The possibilities are nearly endless: rental history is a likely data point, but social media activity or education could be, too. Lenders need to determine which data points are correlative (and not just coincidental) and to make sure they don’t unintentionally insert bias. But as long as data is highly digitally available, AI can execute on it. Fast.
The ability to incorporate data into a borrower’s profile in microseconds can make all the difference between profitability and lost opportunity. Speed matters in many instances, like in auto lending, where borrowers intend to walk away with a vehicle and financing in a matter of hours. With AI, lenders can quickly extend credit to more borrowers while minimizing risk.

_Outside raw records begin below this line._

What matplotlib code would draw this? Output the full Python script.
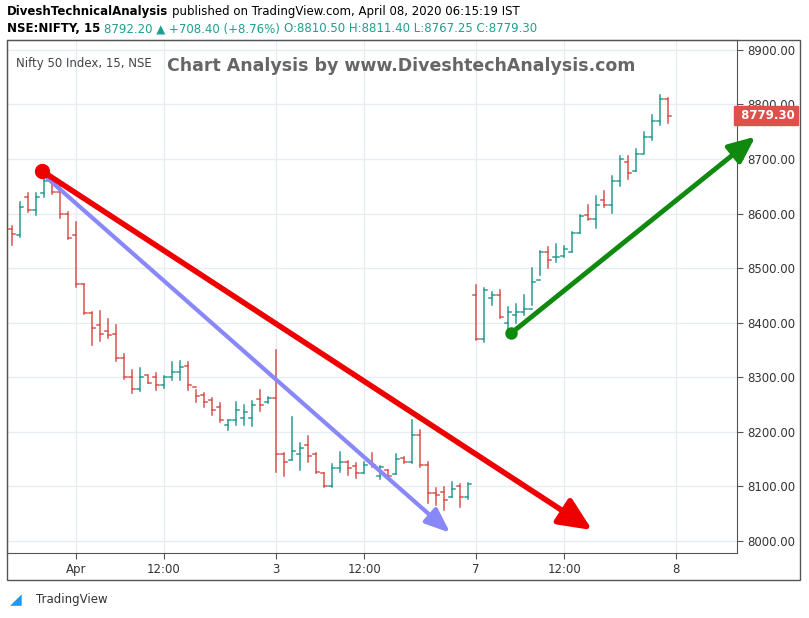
import matplotlib
matplotlib.use("Agg")
import matplotlib.pyplot as plt
from matplotlib.patches import Rectangle, FancyArrowPatch
import numpy as np

# 15-min OHLC bars (Mar 31, Apr 1, Apr 3, Apr 7)
opens = [8572,8560,8630,8606,8638,8660,8640,8600,8560,8470,8418,8395,8385,8380,8335,8300,8278,8305,8300,8286,8300,8310,8320,8283,8268,8258,8245,8212,8222,8225,8225,8260,8255,
         8262,8160,8148,8160,8175,8160,8125,8100,8133,8145,8138,8125,8145,8120,8130,8123,8152,8145,8195,8140,8088,8090,8080,8100,8080,
         8450,8370,8445,8450,8400,8415,8420,8425,8478,8530,8520,8522,8530,8565,8598,8590,8625,8615,8660,8695,8678,8710,8740,8770,8810]
highs = [8577,8622,8638,8638,8665,8666,8660,8602,8585,8470,8420,8421,8406,8395,8343,8313,8317,8302,8308,8302,8328,8330,8328,8277,8272,8262,8253,8222,8255,8249,8257,8277,8264,
         8350,8161,8227,8180,8192,8161,8124,8141,8163,8147,8143,8145,8161,8138,8130,8159,8154,8222,8203,8145,8097,8099,8108,8104,8106,
         8469,8464,8456,8460,8429,8434,8451,8500,8532,8539,8544,8541,8566,8598,8616,8632,8641,8669,8706,8706,8718,8750,8781,8817,8811]
lows = [8542,8557,8603,8597,8630,8636,8592,8554,8466,8416,8359,8366,8372,8330,8297,8271,8275,8289,8277,8280,8295,8295,8277,8255,8245,8231,8218,8203,8213,8213,8211,8238,8253,
        8127,8119,8148,8130,8145,8124,8099,8099,8127,8121,8115,8124,8136,8114,8114,8123,8143,8143,8136,8070,8066,8057,8081,8062,8077,
        8368,8365,8433,8409,8387,8400,8414,8433,8488,8500,8511,8520,8530,8565,8588,8574,8612,8601,8651,8663,8678,8711,8735,8763,8766]
closes = [8563,8612,8606,8630,8660,8640,8600,8555,8470,8418,8390,8380,8378,8335,8300,8278,8300,8290,8285,8300,8310,8318,8285,8265,8255,8240,8222,8222,8240,8237,8250,8250,8262,
          8160,8145,8165,8170,8155,8127,8100,8133,8145,8133,8125,8140,8140,8135,8120,8150,8145,8195,8140,8088,8085,8075,8095,8080,8105,
          8370,8460,8450,8410,8420,8420,8425,8475,8530,8515,8520,8535,8565,8595,8590,8615,8615,8660,8700,8675,8710,8740,8770,8810,8779]
time_ticks = [8, 19, 33, 44, 58, 69, 83]
time_labels = ["Apr", "12:00", "3", "12:00", "7", "12:00", "8"]
price_ticks = [8000, 8100, 8200, 8300, 8400, 8500, 8600, 8700, 8800, 8900]
last_price = 8779.30

UP = "#2a9b8f"; DN = "#d9534f"

fig = plt.figure(figsize=(8.09, 6.18), dpi=100)
ax = fig.add_axes([7/809, 1-553/618, 730/809, 513/618])
ax.set_xlim(-0.625, 90.6)
ax.set_ylim(7978, 8918)

for i, (o, h, l, c) in enumerate(zip(opens, highs, lows, closes)):
    col = UP if c >= o else DN
    ax.plot([i, i], [l, h], color=col, lw=1.1)
    ax.plot([i-0.35, i], [o, o], color=col, lw=1.1)
    ax.plot([i, i+0.35], [c, c], color=col, lw=1.1)

ax.set_xticks(time_ticks)
ax.set_xticklabels(time_labels)
ax.set_yticks(price_ticks)
ax.set_yticklabels([f"{p:.2f}" for p in price_ticks])
ax.yaxis.tick_right()
ax.grid(True, color="#e6ecf0", lw=1)
ax.set_axisbelow(True)
ax.tick_params(axis="both", labelsize=8.5, colors="#333333", length=4, color="#555555")
for s in ax.spines.values():
    s.set_color("#555555")

# drawings
ax.plot([3.75], [8678], "o", color="#ee0000", ms=10, zorder=5)
ax.add_patch(FancyArrowPatch((3.75, 8678), (72.5, 8020), arrowstyle="-|>,head_length=20,head_width=9",
                             color="#ee0000", lw=4, mutation_scale=1, zorder=4, shrinkA=0, shrinkB=0))
ax.add_patch(FancyArrowPatch((4.4, 8665), (54.75, 8015), arrowstyle="-|>,head_length=15,head_width=6",
                             color="#8888f8", lw=3, mutation_scale=1, zorder=3, shrinkA=0, shrinkB=0))
ax.plot([62.4], [8381], "o", color="#0f8a0f", ms=8, zorder=5)
ax.add_patch(FancyArrowPatch((62.4, 8381), (92.9, 8741), arrowstyle="-|>,head_length=16,head_width=7",
                             color="#0f8a0f", lw=3.5, mutation_scale=1, zorder=4, clip_on=False,
                             shrinkA=0, shrinkB=0))

# last price tag
tag = ax.text(1.0, (last_price-7978)/(8918-7978), f" {last_price:.2f}", transform=ax.transAxes,
              ha="left", va="center", color="white", fontsize=8.5, fontweight="bold", zorder=10,
              bbox=dict(boxstyle="square,pad=0.25", fc="#e0504a", ec="#e0504a"))

ax.text(0.012, 0.966, "Nifty 50 Index, 15, NSE", transform=ax.transAxes, fontsize=8.5, color="#444444", va="top")
ax.text(0.54, 0.95, "Chart Analysis by www.DiveshtechAnalysis.com", transform=ax.transAxes,
        fontsize=12.5, color="#666666", fontweight="bold", ha="center", va="center")

fig.patches.append(Rectangle((7/809, 1-580/618), 793/809, 540/618, transform=fig.transFigure,
                             fill=False, ec="#555555", lw=1))

# header: chained texts
renderer = fig.canvas.get_renderer()
def chain(parts, y, x0=7):
    x = x0
    for txt, kw in parts:
        t = fig.text(x/809, 1-y/618, txt, fontsize=8.5, va="center", **kw)
        bb = t.get_window_extent(renderer=renderer)
        x = bb.x1 + 4

chain([("DiveshTechnicalAnalysis", dict(fontweight="bold")),
       ("published on TradingView.com, April 08, 2020 06:15:19 IST", {})], 12)
chain([("NSE:NIFTY, 15", dict(fontweight="bold")),
       ("8792.20 ▲ +708.40 (+8.76%)", dict(color="#1e9e8f")),
       ("O:8810.50 H:8811.40 L:8767.25 C:8779.30", dict(color="#1e9e8f"))], 29)
fig.text(36/809, 1-600/618, "TradingView", fontsize=8.5, color="#333333", va="center")
fig.text(10/809, 1-600/618, "◢", fontsize=11, color="#2196f3", va="center")

fig.savefig("out.png", dpi=100)
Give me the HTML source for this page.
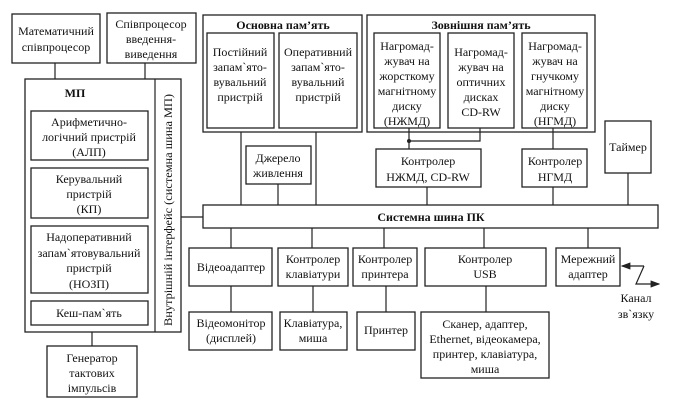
<!DOCTYPE html>
<html><head><meta charset="utf-8"><style>
html,body{margin:0;padding:0;background:#fff;font-family:"Liberation Serif",serif;}
svg{display:block;font-family:"Liberation Serif",serif;}
svg text{font-family:"Liberation Serif",serif;font-size:12px;fill:#111;text-anchor:middle;}
.b{font-weight:bold;}
rect{fill:none;stroke:#222;stroke-width:1.3;}
line,polyline{stroke:#222;stroke-width:1.2;fill:none;}
</style></head><body>
<svg width="687" height="408" viewBox="0 0 687 408" xmlns="http://www.w3.org/2000/svg" font-family="Liberation Serif, serif">
<defs><marker id="ah" markerWidth="8" markerHeight="6" refX="7" refY="3" orient="auto"><path d="M0,0 L8,3 L0,6 z" fill="#222"/></marker></defs>
<rect x="12" y="14" width="88" height="49"/>
<text x="56" y="35">Математичний</text><text x="56" y="51">співпроцесор</text>
<rect x="107" y="13" width="89" height="50"/>
<text x="151" y="28">Співпроцесор</text><text x="151" y="43">введення-</text><text x="151" y="58">виведення</text>
<line x1="55" y1="63" x2="55" y2="79"/><line x1="145" y1="63" x2="145" y2="79"/>
<rect x="25" y="79" width="156" height="253"/>
<line x1="155" y1="79" x2="155" y2="332"/>
<text x="75" y="97" class="b">МП</text>
<rect x="31" y="111" width="117" height="49"/>
<text x="89" y="126">Арифметично-</text><text x="89" y="141">логічний пристрій</text><text x="89" y="156">(АЛП)</text>
<rect x="31" y="168" width="117" height="50"/>
<text x="89" y="183">Керувальний</text><text x="89" y="198">пристрій</text><text x="89" y="213">(КП)</text>
<rect x="31" y="226" width="117" height="67"/>
<text x="89" y="241">Надоперативний</text><text x="89" y="257">запам`ятовувальний</text><text x="89" y="272">пристрій</text><text x="89" y="288">(НОЗП)</text>
<rect x="31" y="301" width="117" height="24"/>
<text x="89" y="317">Кеш-пам`ять</text>
<text transform="translate(172,210) rotate(-90)" textLength="232" lengthAdjust="spacingAndGlyphs">Внутрішній інтерфейс (системна шина МП)</text>
<line x1="181" y1="217" x2="203" y2="217"/>
<line x1="92" y1="332" x2="92" y2="346"/>
<rect x="47" y="346" width="90" height="51"/>
<text x="92" y="362">Генератор</text><text x="92" y="377">тактових</text><text x="92" y="392">імпульсів</text>
<rect x="203" y="15" width="159" height="117"/>
<text x="283" y="29" class="b">Основна пам’ять</text>
<rect x="207" y="33" width="67" height="95"/>
<text x="240" y="56">Постійний</text><text x="240" y="71">запам`ято-</text><text x="240" y="86">вувальний</text><text x="240" y="101">пристрій</text>
<rect x="279" y="33" width="78" height="95"/>
<text x="318" y="56">Оперативний</text><text x="318" y="71">запам`ято-</text><text x="318" y="86">вувальний</text><text x="318" y="101">пристрій</text>
<rect x="367" y="15" width="228" height="117"/>
<text x="481" y="29" class="b">Зовнішня пам’ять</text>
<rect x="374" y="33" width="66" height="95"/>
<text x="407" y="50">Нагромад-</text><text x="407" y="65">жувач на</text><text x="407" y="80">жорсткому</text><text x="407" y="95">магнітному</text><text x="407" y="110">диску</text><text x="407" y="125">(НЖМД)</text>
<rect x="448" y="33" width="66" height="95"/>
<text x="481" y="56">Нагромад-</text><text x="481" y="71">жувач на</text><text x="481" y="86">оптичних</text><text x="481" y="101">дисках</text><text x="481" y="116">CD-RW</text>
<rect x="522" y="33" width="65" height="95"/>
<text x="555" y="50">Нагромад-</text><text x="555" y="65">жувач на</text><text x="555" y="80">гнучкому</text><text x="555" y="95">магнітному</text><text x="555" y="110">диску</text><text x="555" y="125">(НГМД)</text>
<line x1="241" y1="132" x2="241" y2="205"/><line x1="316" y1="132" x2="316" y2="205"/>
<rect x="246" y="146" width="65" height="38"/>
<text x="278" y="162">Джерело</text><text x="278" y="177">живлення</text>
<line x1="278" y1="184" x2="278" y2="205"/>
<polyline points="409,128 409,149"/><polyline points="409,141 480,141 480,128"/>
<circle cx="409" cy="141" r="2" fill="#222"/>
<rect x="376" y="149" width="105" height="38"/>
<text x="428" y="165">Контролер</text><text x="428" y="181">НЖМД, CD-RW</text>
<line x1="427" y1="187" x2="427" y2="205"/>
<line x1="553" y1="128" x2="553" y2="149"/>
<rect x="522" y="149" width="65" height="38"/>
<text x="555" y="165">Контролер</text><text x="555" y="181">НГМД</text>
<line x1="553" y1="187" x2="553" y2="205"/>
<rect x="605" y="121" width="46" height="52"/>
<text x="628" y="151">Таймер</text>
<line x1="628" y1="173" x2="628" y2="205"/>
<rect x="203" y="205" width="455" height="23"/>
<text x="431" y="221" class="b">Системна шина ПК</text>
<line x1="231" y1="228" x2="231" y2="248"/><line x1="312" y1="228" x2="312" y2="248"/>
<line x1="384" y1="228" x2="384" y2="248"/><line x1="484" y1="228" x2="484" y2="248"/>
<line x1="588" y1="228" x2="588" y2="248"/>
<rect x="189" y="248" width="83" height="38"/><text x="231" y="271">Відеоадаптер</text>
<rect x="278" y="248" width="70" height="38"/><text x="313" y="263">Контролер</text><text x="313" y="278">клавіатури</text>
<rect x="353" y="248" width="64" height="38"/><text x="385" y="263">Контролер</text><text x="385" y="278">принтера</text>
<rect x="425" y="248" width="121" height="38"/><text x="485" y="263">Контролер</text><text x="485" y="278">USB</text>
<rect x="556" y="248" width="64" height="38"/><text x="588" y="263">Мережний</text><text x="588" y="278">адаптер</text>
<line x1="231" y1="286" x2="231" y2="312"/><line x1="313" y1="286" x2="313" y2="312"/>
<line x1="386" y1="286" x2="386" y2="312"/><line x1="486" y1="286" x2="486" y2="312"/>
<rect x="189" y="312" width="83" height="38"/><text x="231" y="327">Відеомонітор</text><text x="231" y="342">(дисплей)</text>
<rect x="280" y="312" width="67" height="38"/><text x="313" y="327">Клавіатура,</text><text x="313" y="342">миша</text>
<rect x="357" y="312" width="58" height="38"/><text x="386" y="334">Принтер</text>
<rect x="421" y="312" width="128" height="66"/>
<text x="485" y="328">Сканер, адаптер,</text><text x="485" y="343">Ethernet, відеокамера,</text><text x="485" y="358">принтер, клавіатура,</text><text x="485" y="373">миша</text>
<polyline points="644,266 622,266" marker-end="url(#ah)"/>
<polyline points="644,266 636,284 659,284" marker-end="url(#ah)"/>
<text x="636" y="302">Канал</text><text x="636" y="318">зв`язку</text>
</svg>
</body></html>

For example, an AI-assisted approval process may recommend a borrower for an auto loan, but at an interest rate or term that is unique to the borrower’s personal situation. Instead of simply denying a borrower, AI can be used to very quickly present individualized terms that protect the lender and are appropriate for the buyer.
Role of the Lender
In many ways, AI extends the role of the lender. Borrowers may begin to view their lender as an advisor or a consultant as they spend more time inputting personal information and playing out scenarios. AI can also become a marketable, distinguishing factor in a highly competitive market.
So, it’s decision time for lenders (unfortunately there’s no AI bot to make this call): do you want to offer borrowers personalized, AI-driven experiences through your brand and your platforms? Or, will you partner with an advisory company that does?
Ignoring AI is not an option. Regardless of your approach, automation and personalization in personal finance will continue to grow. Your best bet is to grow with it. Your competitors certainly will.